Task directions: Images should be left out, and everything else in the listing reproduced exactly.
■ ■ ■
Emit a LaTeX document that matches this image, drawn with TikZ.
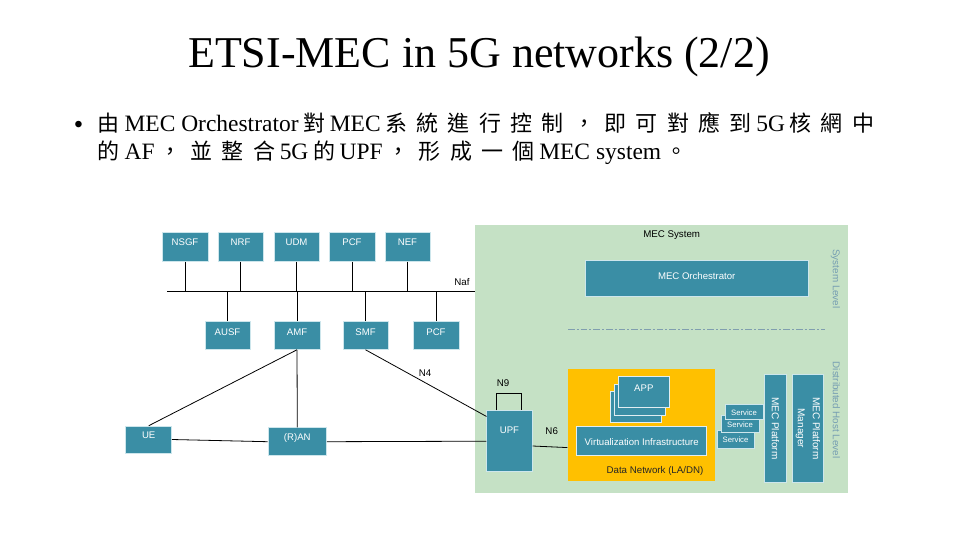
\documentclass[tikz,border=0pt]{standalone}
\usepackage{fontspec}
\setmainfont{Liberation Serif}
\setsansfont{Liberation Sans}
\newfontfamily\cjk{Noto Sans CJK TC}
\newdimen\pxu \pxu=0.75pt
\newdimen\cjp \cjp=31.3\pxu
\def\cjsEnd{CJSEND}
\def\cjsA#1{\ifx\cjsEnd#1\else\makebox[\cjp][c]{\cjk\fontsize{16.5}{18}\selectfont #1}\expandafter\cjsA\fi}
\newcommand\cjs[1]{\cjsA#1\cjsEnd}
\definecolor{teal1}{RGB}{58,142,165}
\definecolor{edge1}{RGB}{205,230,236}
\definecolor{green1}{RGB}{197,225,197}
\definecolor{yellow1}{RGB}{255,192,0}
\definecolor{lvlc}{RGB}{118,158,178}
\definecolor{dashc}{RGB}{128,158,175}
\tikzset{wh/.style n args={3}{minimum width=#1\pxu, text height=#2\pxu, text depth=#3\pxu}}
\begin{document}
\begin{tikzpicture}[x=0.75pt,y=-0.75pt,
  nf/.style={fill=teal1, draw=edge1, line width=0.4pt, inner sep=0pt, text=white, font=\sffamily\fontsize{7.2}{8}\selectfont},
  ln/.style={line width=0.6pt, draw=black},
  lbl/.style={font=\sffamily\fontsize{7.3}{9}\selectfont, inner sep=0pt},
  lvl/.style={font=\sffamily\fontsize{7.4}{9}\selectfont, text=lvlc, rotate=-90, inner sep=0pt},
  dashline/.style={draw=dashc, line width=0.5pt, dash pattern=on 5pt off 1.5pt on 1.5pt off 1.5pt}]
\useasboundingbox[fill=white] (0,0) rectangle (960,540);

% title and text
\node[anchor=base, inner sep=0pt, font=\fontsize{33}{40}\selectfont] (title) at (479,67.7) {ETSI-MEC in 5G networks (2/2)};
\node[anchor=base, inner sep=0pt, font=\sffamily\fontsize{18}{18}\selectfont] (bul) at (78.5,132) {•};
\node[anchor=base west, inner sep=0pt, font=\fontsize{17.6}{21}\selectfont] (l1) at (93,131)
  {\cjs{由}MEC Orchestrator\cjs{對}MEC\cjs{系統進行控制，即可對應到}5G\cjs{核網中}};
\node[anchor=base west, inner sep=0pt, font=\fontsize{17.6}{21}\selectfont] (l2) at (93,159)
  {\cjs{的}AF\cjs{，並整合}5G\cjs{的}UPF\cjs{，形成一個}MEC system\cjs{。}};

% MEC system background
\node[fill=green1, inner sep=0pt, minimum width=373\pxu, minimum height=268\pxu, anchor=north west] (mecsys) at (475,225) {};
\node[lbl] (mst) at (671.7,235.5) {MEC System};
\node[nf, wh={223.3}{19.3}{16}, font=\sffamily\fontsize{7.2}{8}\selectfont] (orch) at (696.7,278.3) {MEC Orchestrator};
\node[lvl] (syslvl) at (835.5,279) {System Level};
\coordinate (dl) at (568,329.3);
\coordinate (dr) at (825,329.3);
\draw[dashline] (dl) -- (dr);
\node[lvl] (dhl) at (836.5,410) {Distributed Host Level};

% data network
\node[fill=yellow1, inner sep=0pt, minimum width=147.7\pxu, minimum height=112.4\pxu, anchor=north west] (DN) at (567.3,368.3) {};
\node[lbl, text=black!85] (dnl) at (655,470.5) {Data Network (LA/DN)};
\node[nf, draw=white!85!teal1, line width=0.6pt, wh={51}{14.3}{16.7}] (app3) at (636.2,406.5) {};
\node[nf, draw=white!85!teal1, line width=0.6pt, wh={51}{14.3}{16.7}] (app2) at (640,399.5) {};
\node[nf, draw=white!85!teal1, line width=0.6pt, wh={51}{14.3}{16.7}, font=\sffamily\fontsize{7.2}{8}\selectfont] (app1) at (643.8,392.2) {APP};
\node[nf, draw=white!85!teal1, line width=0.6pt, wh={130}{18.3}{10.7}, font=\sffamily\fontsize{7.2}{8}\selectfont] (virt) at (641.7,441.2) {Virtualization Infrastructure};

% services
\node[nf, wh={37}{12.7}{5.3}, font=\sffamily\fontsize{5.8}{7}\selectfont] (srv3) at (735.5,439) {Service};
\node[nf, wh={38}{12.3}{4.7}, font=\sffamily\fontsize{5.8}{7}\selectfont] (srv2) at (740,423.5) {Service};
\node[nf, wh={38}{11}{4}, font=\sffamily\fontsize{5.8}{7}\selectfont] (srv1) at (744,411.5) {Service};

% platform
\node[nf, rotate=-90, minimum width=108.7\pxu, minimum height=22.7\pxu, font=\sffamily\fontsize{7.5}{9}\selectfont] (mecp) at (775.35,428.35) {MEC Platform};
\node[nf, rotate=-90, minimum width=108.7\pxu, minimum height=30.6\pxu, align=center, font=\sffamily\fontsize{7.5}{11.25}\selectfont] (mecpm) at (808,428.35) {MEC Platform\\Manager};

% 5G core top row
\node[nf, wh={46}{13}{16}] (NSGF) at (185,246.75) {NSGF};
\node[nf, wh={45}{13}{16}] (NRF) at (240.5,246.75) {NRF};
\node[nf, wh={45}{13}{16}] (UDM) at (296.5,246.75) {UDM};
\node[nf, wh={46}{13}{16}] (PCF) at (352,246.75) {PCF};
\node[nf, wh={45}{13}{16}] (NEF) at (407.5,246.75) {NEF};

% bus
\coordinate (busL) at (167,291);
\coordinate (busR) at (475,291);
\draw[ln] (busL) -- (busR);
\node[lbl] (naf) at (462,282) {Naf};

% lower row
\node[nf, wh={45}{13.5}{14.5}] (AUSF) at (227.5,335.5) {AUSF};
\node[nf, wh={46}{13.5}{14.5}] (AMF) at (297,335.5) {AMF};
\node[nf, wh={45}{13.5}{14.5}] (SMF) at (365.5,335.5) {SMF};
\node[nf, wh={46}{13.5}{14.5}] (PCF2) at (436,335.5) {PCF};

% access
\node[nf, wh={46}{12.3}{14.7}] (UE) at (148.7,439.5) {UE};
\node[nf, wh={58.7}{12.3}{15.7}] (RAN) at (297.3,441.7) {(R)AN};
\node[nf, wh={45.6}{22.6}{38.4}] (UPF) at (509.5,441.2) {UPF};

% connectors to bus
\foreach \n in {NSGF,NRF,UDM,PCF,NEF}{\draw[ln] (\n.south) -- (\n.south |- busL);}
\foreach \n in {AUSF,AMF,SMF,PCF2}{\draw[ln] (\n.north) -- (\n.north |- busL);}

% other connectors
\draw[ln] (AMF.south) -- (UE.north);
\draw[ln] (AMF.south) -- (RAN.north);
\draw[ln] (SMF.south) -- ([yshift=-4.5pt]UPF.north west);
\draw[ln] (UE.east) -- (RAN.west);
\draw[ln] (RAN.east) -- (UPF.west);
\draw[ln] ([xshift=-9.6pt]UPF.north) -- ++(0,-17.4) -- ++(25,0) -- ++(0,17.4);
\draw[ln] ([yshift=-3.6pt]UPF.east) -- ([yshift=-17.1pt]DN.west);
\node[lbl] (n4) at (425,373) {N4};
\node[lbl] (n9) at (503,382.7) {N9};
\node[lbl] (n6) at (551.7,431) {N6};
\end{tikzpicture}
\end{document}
■ ■ ■
Complete response:
Emit a LaTeX document that matches this image, drawn with TikZ.
\documentclass[tikz,border=0pt]{standalone}
\usepackage{fontspec}
\setmainfont{Liberation Serif}
\setsansfont{Liberation Sans}
\newfontfamily\cjk{Noto Sans CJK TC}
\newdimen\pxu \pxu=0.75pt
\newdimen\cjp \cjp=31.3\pxu
\def\cjsEnd{CJSEND}
\def\cjsA#1{\ifx\cjsEnd#1\else\makebox[\cjp][c]{\cjk\fontsize{16.5}{18}\selectfont #1}\expandafter\cjsA\fi}
\newcommand\cjs[1]{\cjsA#1\cjsEnd}
\definecolor{teal1}{RGB}{58,142,165}
\definecolor{edge1}{RGB}{205,230,236}
\definecolor{green1}{RGB}{197,225,197}
\definecolor{yellow1}{RGB}{255,192,0}
\definecolor{lvlc}{RGB}{118,158,178}
\definecolor{dashc}{RGB}{128,158,175}
\tikzset{wh/.style n args={3}{minimum width=#1\pxu, text height=#2\pxu, text depth=#3\pxu}}
\begin{document}
\begin{tikzpicture}[x=0.75pt,y=-0.75pt,
  nf/.style={fill=teal1, draw=edge1, line width=0.4pt, inner sep=0pt, text=white, font=\sffamily\fontsize{7.2}{8}\selectfont},
  ln/.style={line width=0.6pt, draw=black},
  lbl/.style={font=\sffamily\fontsize{7.3}{9}\selectfont, inner sep=0pt},
  lvl/.style={font=\sffamily\fontsize{7.4}{9}\selectfont, text=lvlc, rotate=-90, inner sep=0pt},
  dashline/.style={draw=dashc, line width=0.5pt, dash pattern=on 5pt off 1.5pt on 1.5pt off 1.5pt}]
\useasboundingbox[fill=white] (0,0) rectangle (960,540);

% title and text
\node[anchor=base, inner sep=0pt, font=\fontsize{33}{40}\selectfont] (title) at (479,67.7) {ETSI-MEC in 5G networks (2/2)};
\node[anchor=base, inner sep=0pt, font=\sffamily\fontsize{18}{18}\selectfont] (bul) at (78.5,132) {•};
\node[anchor=base west, inner sep=0pt, font=\fontsize{17.6}{21}\selectfont] (l1) at (93,131)
  {\cjs{由}MEC Orchestrator\cjs{對}MEC\cjs{系統進行控制，即可對應到}5G\cjs{核網中}};
\node[anchor=base west, inner sep=0pt, font=\fontsize{17.6}{21}\selectfont] (l2) at (93,159)
  {\cjs{的}AF\cjs{，並整合}5G\cjs{的}UPF\cjs{，形成一個}MEC system\cjs{。}};

% MEC system background
\node[fill=green1, inner sep=0pt, minimum width=373\pxu, minimum height=268\pxu, anchor=north west] (mecsys) at (475,225) {};
\node[lbl] (mst) at (671.7,235.5) {MEC System};
\node[nf, wh={223.3}{19.3}{16}, font=\sffamily\fontsize{7.2}{8}\selectfont] (orch) at (696.7,278.3) {MEC Orchestrator};
\node[lvl] (syslvl) at (835.5,279) {System Level};
\coordinate (dl) at (568,329.3);
\coordinate (dr) at (825,329.3);
\draw[dashline] (dl) -- (dr);
\node[lvl] (dhl) at (836.5,410) {Distributed Host Level};

% data network
\node[fill=yellow1, inner sep=0pt, minimum width=147.7\pxu, minimum height=112.4\pxu, anchor=north west] (DN) at (567.3,368.3) {};
\node[lbl, text=black!85] (dnl) at (655,470.5) {Data Network (LA/DN)};
\node[nf, draw=white!85!teal1, line width=0.6pt, wh={51}{14.3}{16.7}] (app3) at (636.2,406.5) {};
\node[nf, draw=white!85!teal1, line width=0.6pt, wh={51}{14.3}{16.7}] (app2) at (640,399.5) {};
\node[nf, draw=white!85!teal1, line width=0.6pt, wh={51}{14.3}{16.7}, font=\sffamily\fontsize{7.2}{8}\selectfont] (app1) at (643.8,392.2) {APP};
\node[nf, draw=white!85!teal1, line width=0.6pt, wh={130}{18.3}{10.7}, font=\sffamily\fontsize{7.2}{8}\selectfont] (virt) at (641.7,441.2) {Virtualization Infrastructure};

% services
\node[nf, wh={37}{12.7}{5.3}, font=\sffamily\fontsize{5.8}{7}\selectfont] (srv3) at (735.5,439) {Service};
\node[nf, wh={38}{12.3}{4.7}, font=\sffamily\fontsize{5.8}{7}\selectfont] (srv2) at (740,423.5) {Service};
\node[nf, wh={38}{11}{4}, font=\sffamily\fontsize{5.8}{7}\selectfont] (srv1) at (744,411.5) {Service};

% platform
\node[nf, rotate=-90, minimum width=108.7\pxu, minimum height=22.7\pxu, font=\sffamily\fontsize{7.5}{9}\selectfont] (mecp) at (775.35,428.35) {MEC Platform};
\node[nf, rotate=-90, minimum width=108.7\pxu, minimum height=30.6\pxu, align=center, font=\sffamily\fontsize{7.5}{11.25}\selectfont] (mecpm) at (808,428.35) {MEC Platform\\Manager};

% 5G core top row
\node[nf, wh={46}{13}{16}] (NSGF) at (185,246.75) {NSGF};
\node[nf, wh={45}{13}{16}] (NRF) at (240.5,246.75) {NRF};
\node[nf, wh={45}{13}{16}] (UDM) at (296.5,246.75) {UDM};
\node[nf, wh={46}{13}{16}] (PCF) at (352,246.75) {PCF};
\node[nf, wh={45}{13}{16}] (NEF) at (407.5,246.75) {NEF};

% bus
\coordinate (busL) at (167,291);
\coordinate (busR) at (475,291);
\draw[ln] (busL) -- (busR);
\node[lbl] (naf) at (462,282) {Naf};

% lower row
\node[nf, wh={45}{13.5}{14.5}] (AUSF) at (227.5,335.5) {AUSF};
\node[nf, wh={46}{13.5}{14.5}] (AMF) at (297,335.5) {AMF};
\node[nf, wh={45}{13.5}{14.5}] (SMF) at (365.5,335.5) {SMF};
\node[nf, wh={46}{13.5}{14.5}] (PCF2) at (436,335.5) {PCF};

% access
\node[nf, wh={46}{12.3}{14.7}] (UE) at (148.7,439.5) {UE};
\node[nf, wh={58.7}{12.3}{15.7}] (RAN) at (297.3,441.7) {(R)AN};
\node[nf, wh={45.6}{22.6}{38.4}] (UPF) at (509.5,441.2) {UPF};

% connectors to bus
\foreach \n in {NSGF,NRF,UDM,PCF,NEF}{\draw[ln] (\n.south) -- (\n.south |- busL);}
\foreach \n in {AUSF,AMF,SMF,PCF2}{\draw[ln] (\n.north) -- (\n.north |- busL);}

% other connectors
\draw[ln] (AMF.south) -- (UE.north);
\draw[ln] (AMF.south) -- (RAN.north);
\draw[ln] (SMF.south) -- ([yshift=-4.5pt]UPF.north west);
\draw[ln] (UE.east) -- (RAN.west);
\draw[ln] (RAN.east) -- (UPF.west);
\draw[ln] ([xshift=-9.6pt]UPF.north) -- ++(0,-17.4) -- ++(25,0) -- ++(0,17.4);
\draw[ln] ([yshift=-3.6pt]UPF.east) -- ([yshift=-17.1pt]DN.west);
\node[lbl] (n4) at (425,373) {N4};
\node[lbl] (n9) at (503,382.7) {N9};
\node[lbl] (n6) at (551.7,431) {N6};
\end{tikzpicture}
\end{document}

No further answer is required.